Great Arab Revolt Begins

Great Arab Revolt Begins

On June 10, 1916, Sharif Hussein bin Ali (1853–1931), the emir of Mecca in modern Saudi Arabia, one of Islam's holiest cities, began the Great Arab Revolt against the Ottoman Empire, which occupied much of Arabia and most of the Middle East. The revolt opened the way to independence for the modern Arab states of the Middle East, but the circumstances surrounding the revolt and its aftermath led to much of the turmoil and warfare in the Middle East that would follow in the decades to come.

The ancient Ottoman Empire of the Turks was once the terror of Europe. The armies of the Turks swept out of central Asia and took Constantinople, the seat of the Byzantine Empire, in 1453. They conquered much of southeastern Europe, southern Ukraine, the Middle East, and North Africa as well. The Ottomans continued to launch invasions into

Europe through the late 17th century, threatening the very existence of major powers such as Austria. Nevertheless, the rising nations of Europe eventually eclipsed the Ottomans, who were late to embrace the industrial, social, and economic progress of the 18th and 19th centuries. By the 20th century the Turks had been pushed out of Europe, except for a narrow enclave around Istanbul (their name for Constantinople), but they still ruled over much of the Middle East and a restless Arab population. Even though the Turks and the Arabs were both Islamic peoples, there were centuries of grievances between the two due to the harsh and oppressive rule of the Ottoman Empire.

During World War I, the Ottoman Empire allied itself with Germany and Austria-Hungary against the Allies, which eventually numbered 20 countries, including Great Britain, France, Russia, and the United States. Much of the Arabian Peninsula, which consists largely of harsh desert terrain and was thinly populated by fierce nomadic tribes, was semi-independent of Ottoman rule. Local Arab rulers, such as the emir of Mecca, existed on the fringes of Ottoman authority. The emir allied himself with the British and French and launched the Revolt. Sharif Hussein bin Ali was joined by other rulers of Arabia, notably Prince Faisal of Al Hijaz, who was assisted by the famous British military advisor and leader known as Lawrence of Arabia (Col. T. E. Lawrence).
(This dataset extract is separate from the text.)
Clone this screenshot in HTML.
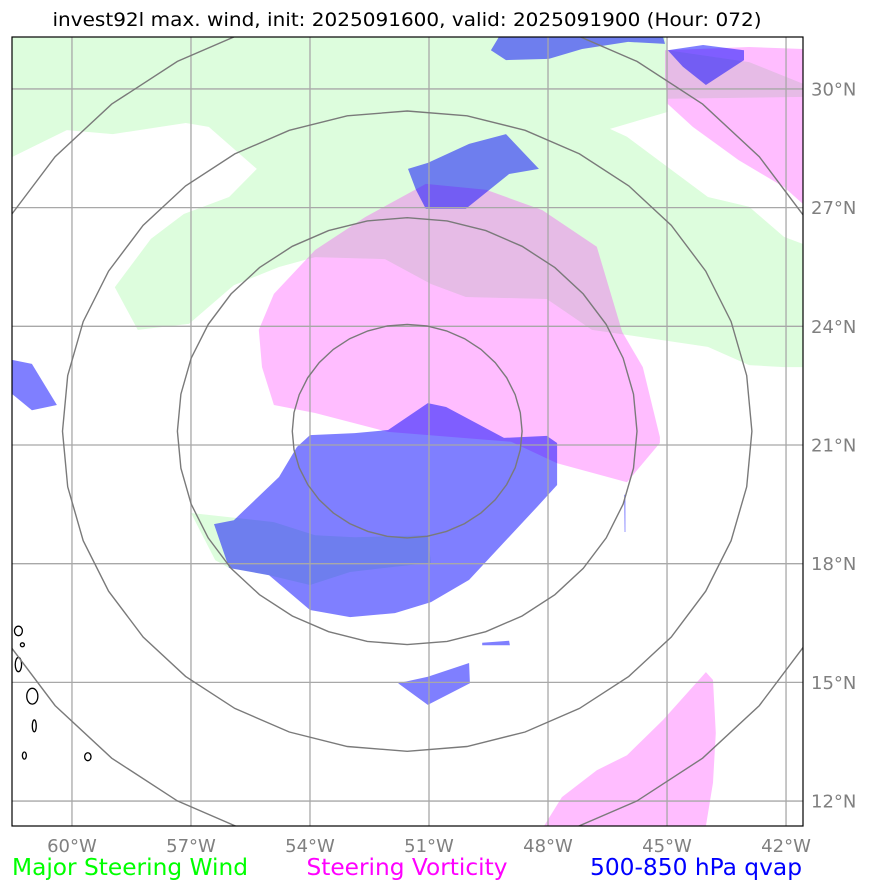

The Arab forces, united under Faisal and Lawrence with substantial British assistance in the form of arms and other military supplies, defeated the Turks. In 1918 the Arabs advanced out of Saudi Arabia and seized the city of Damascus in Syria, an Ottoman stronghold and an important cultural and religious center of the Islamic faith. The Arab objective was independence from all foreign rule across the Arab-populated regions of the Middle East, be that rule Ottoman or European (in the form of incorporation into the British and French colonial empires). The Arabs had been promised this independence in part by a series of letters in 1915 between Sir Henry McMahon, the British High Commissioner in Egypt, and Sharif Hussein. In the Hussein-McMahon Correspondence, McMahon promised on Great Britain's behalf to support Arab independence if the Arabs revolted against the Turks, and this promise was a substantial factor in Hussein's decision to begin the Great Arab Revolt.

More important to Great Britain and France was the Sykes-Picot Agreement, negotiated by diplomats Sir Mark Sykes on behalf of Great Britain and Georges Picot on behalf of France and made effective on May 9, 1916. The Sykes-Picot Agreement was a plan to carve up the Ottoman Empire once the war was over. It was a secret agreement which gave France colonial interests in Greater Syria and northern Iraq, while the British were to get various possessions from the Mediterranean to the Persian Gulf in order to connect British-ruled Egypt with British-ruled India. Most of Palestine, which is the location of modern-day Israel, was to be placed under international supervision with the intention of eventually creating a Jewish homeland. The agreement also provided for Ottoman territory in the northern part of the empire to be ceded to the Russians, but that particular aspect was terminated with the outbreak of the Russian Revolution of 1917.

After World War I, the newly created League of Nations largely recognized the Sykes-Picot Agreement. The Ottoman Empire was dismantled, although what became the modern nation of Turkey was permitted to retain its independence. The League gave Great Britain colonial “mandates” over Transjordan, Palestine, and Iraq. France received mandates over Syria and Lebanon and was allowed to remove Prince Faisal from Damascus by force. This heavy-handed treatment by their former allies created much bitterness among the Arabs, as did the controversial prospect of a Jewish state in their midst. It would take decades, but by the 1950s the Arab states of Iraq, Syria, Jordan, Lebanon, and the patchwork quilt of emirates and states along the Arabian Peninsula would finally achieve independence. The legacy of foreign domination and betrayal left much resentment, however, and the consequences of European colonial rule, including the creation of a Jewish state in Palestine, led to conflicts that have lasted to this day.